Marie Brassard : Au-delà des apparences
Trois ans après Peepshow, Marie Brassard revient au Théâtre français du CNA pour présenter L’Invisible, une oeuvre qui devrait à la fois prolonger et renouveler sa démarche.
Entre 2001 et 2005, les solos Jimmy, créature de rêve, La Noirceur et Peepshow ont été des moments forts des saisons théâtrales du Centre national des Arts. Avec L’Invisible, on serait porté à penser que Marie Brassard devrait commencer, après toutes ces années et ces succès, à ne plus douter d’elle-même. "De fois en fois, ça me rend de plus en plus nerveuse. Je sais que les attentes sont grandes et je n’ai pas la garantie que je vais pouvoir y répondre."

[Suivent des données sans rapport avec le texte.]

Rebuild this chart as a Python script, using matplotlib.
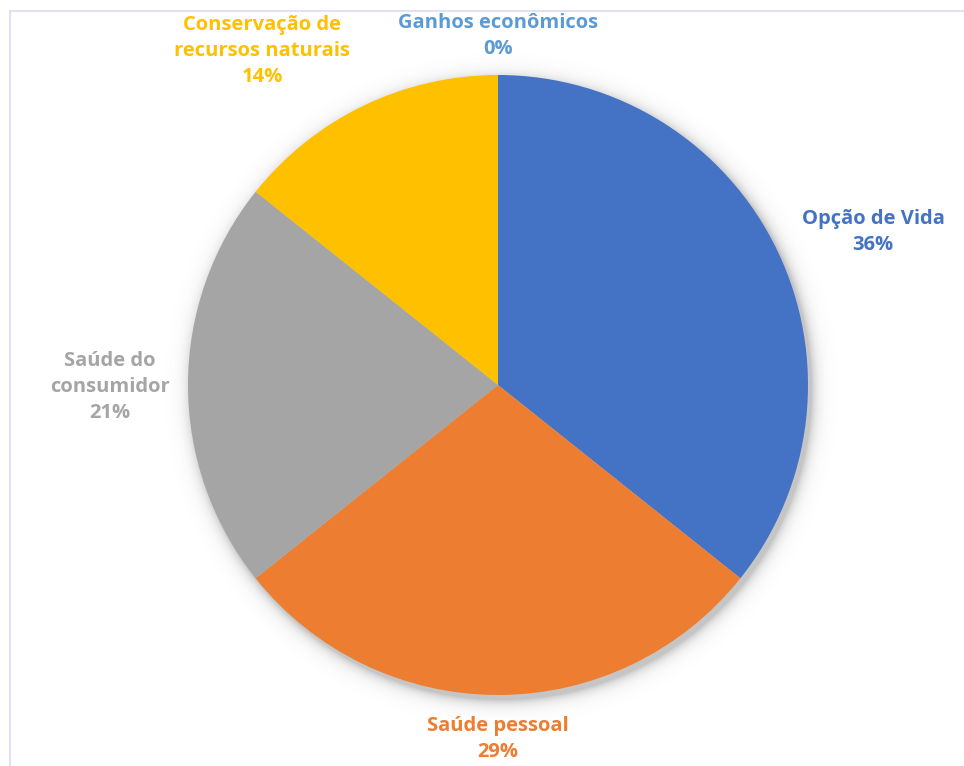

Berlin, la ville aux deux hémisphères, les ectoplasmes, ces émanations visibles des corps des médiums, et le canular littéraire autour de JT LeRoy, cet écrivain inventé par une femme qui cherchait le moyen d’être publiée, fournissent à Marie Brassard les sources d’une réflexion sur l’art et la création. "Quand je commence, c’est comme si je me retrouvais au milieu d’une toile immense. J’essaie de prendre des choses qui, de prime abord, n’ont rien à voir les unes avec les autres. Je me retrouve alors face à un casse-tête, un véritable chaos. Cette méthode, c’est le seul moyen que j’ai trouvé de ne pas recommencer ce que j’ai déjà fait."
Ainsi, en cours de route, la créatrice ne se gêne pas pour remettre en cause sa matière première, pour s’en distancier. "Je ne crois pas que ce soit un spectacle sur le mur de Berlin, lance Brassard, pas plus que sur JT LeRoy ou sur les ectoplasmes. Tout ça m’a amenée à un autre niveau, dans une voie où j’avais très envie de m’engager. J’avoue que l’objet qui en résulte est peut-être plus abstrait que ce que j’ai fait auparavant. Je me sens très privilégiée d’avoir des artistes qui acceptent de me suivre dans ce type d’aventure."
Les téméraires en question, ce sont le Finlandais Mikko Hynninen et les Québécois Alexander MacSween et Simon Guilbault. Avec eux, Brassard s’est employée à faire résonner des voix spectrales, à rendre visible l’invisible. "L’environnement – le décor, les éclairages et la musique – a été conçu comme s’il s’agissait d’un organisme vivant. Alors ça bouge constamment, parfois très subtilement, mais il y a toujours un mouvement, comme si tout ça était continuellement habité par un esprit."